Information provided -
* * *

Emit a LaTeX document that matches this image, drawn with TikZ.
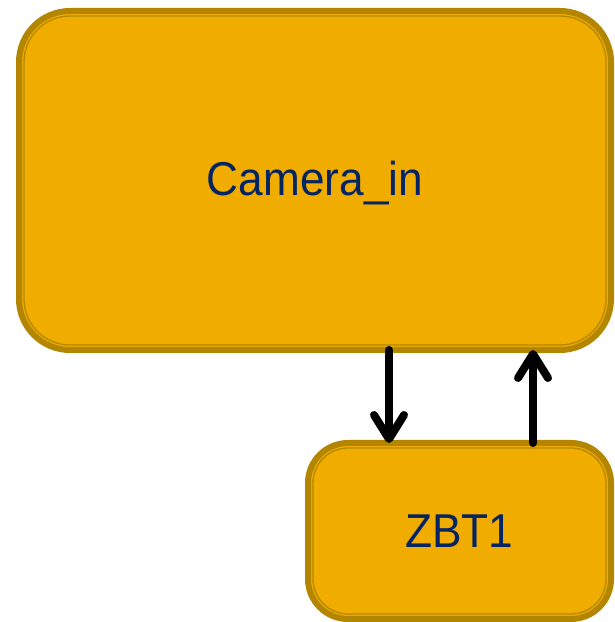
\documentclass[tikz,border=0pt]{standalone}
\usepackage{fontspec}
\setmainfont{Liberation Sans}[FakeStretch=0.93]
\usetikzlibrary{arrows.meta}
\definecolor{boxfill}{RGB}{240,173,0}
\definecolor{boxedge}{RGB}{180,134,0}
\definecolor{labelblue}{RGB}{5,36,100}
\begin{document}
\begin{tikzpicture}[x=1pt,y=1pt,line cap=round,line join=round]
		\tikzset{block/.style={draw=boxedge,fill=boxfill,line width=6pt,inner sep=0pt,outer sep=0pt,
				text=labelblue,font=\fontsize{47.5}{57}\selectfont},
			rim/.style={draw=boxedge,line width=1.3pt},
			flow/.style={line width=8pt,-{Straight Barb[length=24pt,width=30pt,round]}}
		}
		\useasboundingbox (0,0) rectangle (614,622);
		\node[block,rounded corners=51pt,minimum width=592pt,minimum height=339pt] (cam) at (315,441.5) {\raisebox{-3pt}[\height][\depth]{Camera\_in}};
		\node[block,rounded corners=40pt,minimum width=303pt,minimum height=176pt] (zbt) at (459.5,91) {ZBT1};
		\draw[rim,rounded corners=46pt] ([shift={(5,-5)}]cam.north west) rectangle ([shift={(-5,5)}]cam.south east);
		\draw[rim,rounded corners=35pt] ([shift={(5,-5)}]zbt.north west) rectangle ([shift={(-5,5)}]zbt.south east);
		\draw[flow] ([xshift=74pt]cam.south) -- ([xshift=74pt]cam.south |- zbt.north);
		\draw[flow] ([xshift=73.5pt]zbt.north) -- ([xshift=73.5pt]zbt.north |- cam.south);
	\end{tikzpicture}
\end{document}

* * *

What you will do - Skip the pictures, then retype every line above exactly.

Reply to the exercise -
Emit a LaTeX document that matches this image, drawn with TikZ.
\documentclass[tikz,border=0pt]{standalone}
\usepackage{fontspec}
\setmainfont{Liberation Sans}[FakeStretch=0.93]
\usetikzlibrary{arrows.meta}
\definecolor{boxfill}{RGB}{240,173,0}
\definecolor{boxedge}{RGB}{180,134,0}
\definecolor{labelblue}{RGB}{5,36,100}
\begin{document}
\begin{tikzpicture}[x=1pt,y=1pt,line cap=round,line join=round]
		\tikzset{block/.style={draw=boxedge,fill=boxfill,line width=6pt,inner sep=0pt,outer sep=0pt,
				text=labelblue,font=\fontsize{47.5}{57}\selectfont},
			rim/.style={draw=boxedge,line width=1.3pt},
			flow/.style={line width=8pt,-{Straight Barb[length=24pt,width=30pt,round]}}
		}
		\useasboundingbox (0,0) rectangle (614,622);
		\node[block,rounded corners=51pt,minimum width=592pt,minimum height=339pt] (cam) at (315,441.5) {\raisebox{-3pt}[\height][\depth]{Camera\_in}};
		\node[block,rounded corners=40pt,minimum width=303pt,minimum height=176pt] (zbt) at (459.5,91) {ZBT1};
		\draw[rim,rounded corners=46pt] ([shift={(5,-5)}]cam.north west) rectangle ([shift={(-5,5)}]cam.south east);
		\draw[rim,rounded corners=35pt] ([shift={(5,-5)}]zbt.north west) rectangle ([shift={(-5,5)}]zbt.south east);
		\draw[flow] ([xshift=74pt]cam.south) -- ([xshift=74pt]cam.south |- zbt.north);
		\draw[flow] ([xshift=73.5pt]zbt.north) -- ([xshift=73.5pt]zbt.north |- cam.south);
	\end{tikzpicture}
\end{document}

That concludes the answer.